By analyzing the Rossi X-ray Timing Explorer data on SAX J1808.4-3658 we show that the X-ray emission in accretion powered millisecond pulsars can be produced by Comptonization in a hot slab (radiative shock) of Thomson optical depth tau~1 at the neutron star surface. The escaping radiation consists of two components: a black body and a hard Comptonized tail. These components have very different angular distribution: the black body peaks along the slab normal (a ``pencil''--like emission pattern), while the tail has a broader angular distribution (a ``fan''--like pattern). This results in very different variability properties. We construct a detailed model of the X-ray production accounting for the Doppler boosting, relativistic aberration and gravitational light bending. We are able to reproduce the pulse profiles at different energies, corresponding phase lags, as well as the time-averaged spectrum.

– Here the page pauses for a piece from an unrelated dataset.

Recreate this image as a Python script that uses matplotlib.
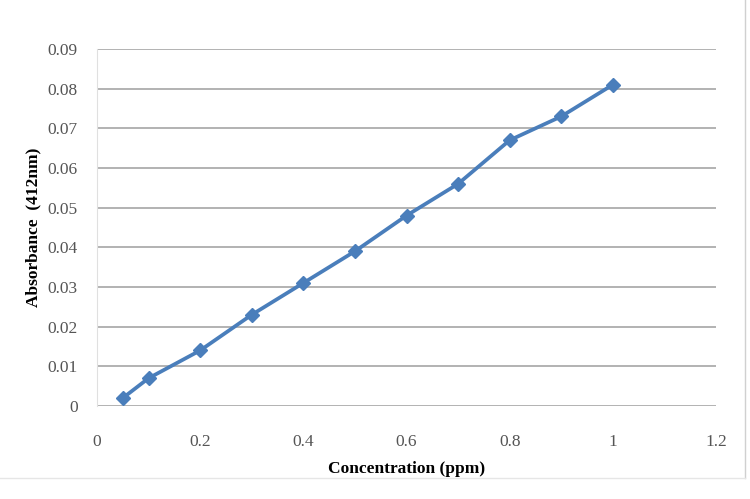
import matplotlib.pyplot as plt
import numpy as np

# Calibration data
conc = [0.05, 0.1, 0.2, 0.3, 0.4, 0.5, 0.6, 0.7, 0.8, 0.9, 1.0]
absorb = [0.002, 0.007, 0.014, 0.023, 0.031, 0.039, 0.048, 0.056, 0.067, 0.073, 0.081]

x_ticks = [0, 0.2, 0.4, 0.6, 0.8, 1.0, 1.2]
x_labels = ["0", "0.2", "0.4", "0.6", "0.8", "1", "1.2"]
y_ticks = [0, 0.01, 0.02, 0.03, 0.04, 0.05, 0.06, 0.07, 0.08, 0.09]
y_labels = ["0", "0.01", "0.02", "0.03", "0.04", "0.05", "0.06", "0.07", "0.08", "0.09"]

plt.rcParams['font.family'] = ['Liberation Serif', 'DejaVu Serif']

fig = plt.figure(figsize=(7.5, 4.99), dpi=100)
ax = fig.add_axes([0.1293, 0.1864, 0.8254, 0.7154])

ax.plot(conc, absorb, color='#4a7ebb', linewidth=2.7, marker='D', markersize=7,
        markerfacecolor='#4a7ebb', markeredgecolor='#4a7ebb', zorder=3)

ax.set_xlim(0, 1.2)
ax.set_ylim(0, 0.09)
ax.set_xticks(x_ticks)
ax.set_xticklabels(x_labels)
ax.set_yticks(y_ticks)
ax.set_yticklabels(y_labels)
ax.tick_params(axis='both', length=0, labelsize=12.5, labelcolor='#555555')
ax.tick_params(axis='x', pad=20)
ax.tick_params(axis='y', pad=14)

ax.grid(axis='y', color='#a6a6a6', linewidth=1.2)
ax.set_axisbelow(True)
for s in ['top', 'right', 'bottom']:
    ax.spines[s].set_visible(False)
ax.spines['left'].set_color('#e0e0e0')

ax.set_xlabel('Concentration (ppm)', fontsize=12.5, fontweight='bold', labelpad=8)
ax.set_ylabel('Absorbance  (412nm)', fontsize=12.5, fontweight='bold', labelpad=4)

# chart area border (right and bottom edges)
fig.add_artist(plt.Line2D([745/750, 745/750], [21/499, 1.0], transform=fig.transFigure,
                          color='#d0d0d0', linewidth=1))
fig.add_artist(plt.Line2D([0.0, 745/750], [21/499, 21/499], transform=fig.transFigure,
                          color='#e6e6e6', linewidth=1))

fig.savefig('out.png', dpi=100)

We obtain constraints on the neutron star radius: R~11 km if its mass M=1.6 Msun, and R~8.5 km if M=1.4 M_sun. We present simple analytical formulae for computing the light curves and oscillation amplitudes expected from hot spots in X-ray bursters and accretion powered millisecond pulsars. We also propose an analytical expression that can be used to determine the size of the black body emission region from the observed properties.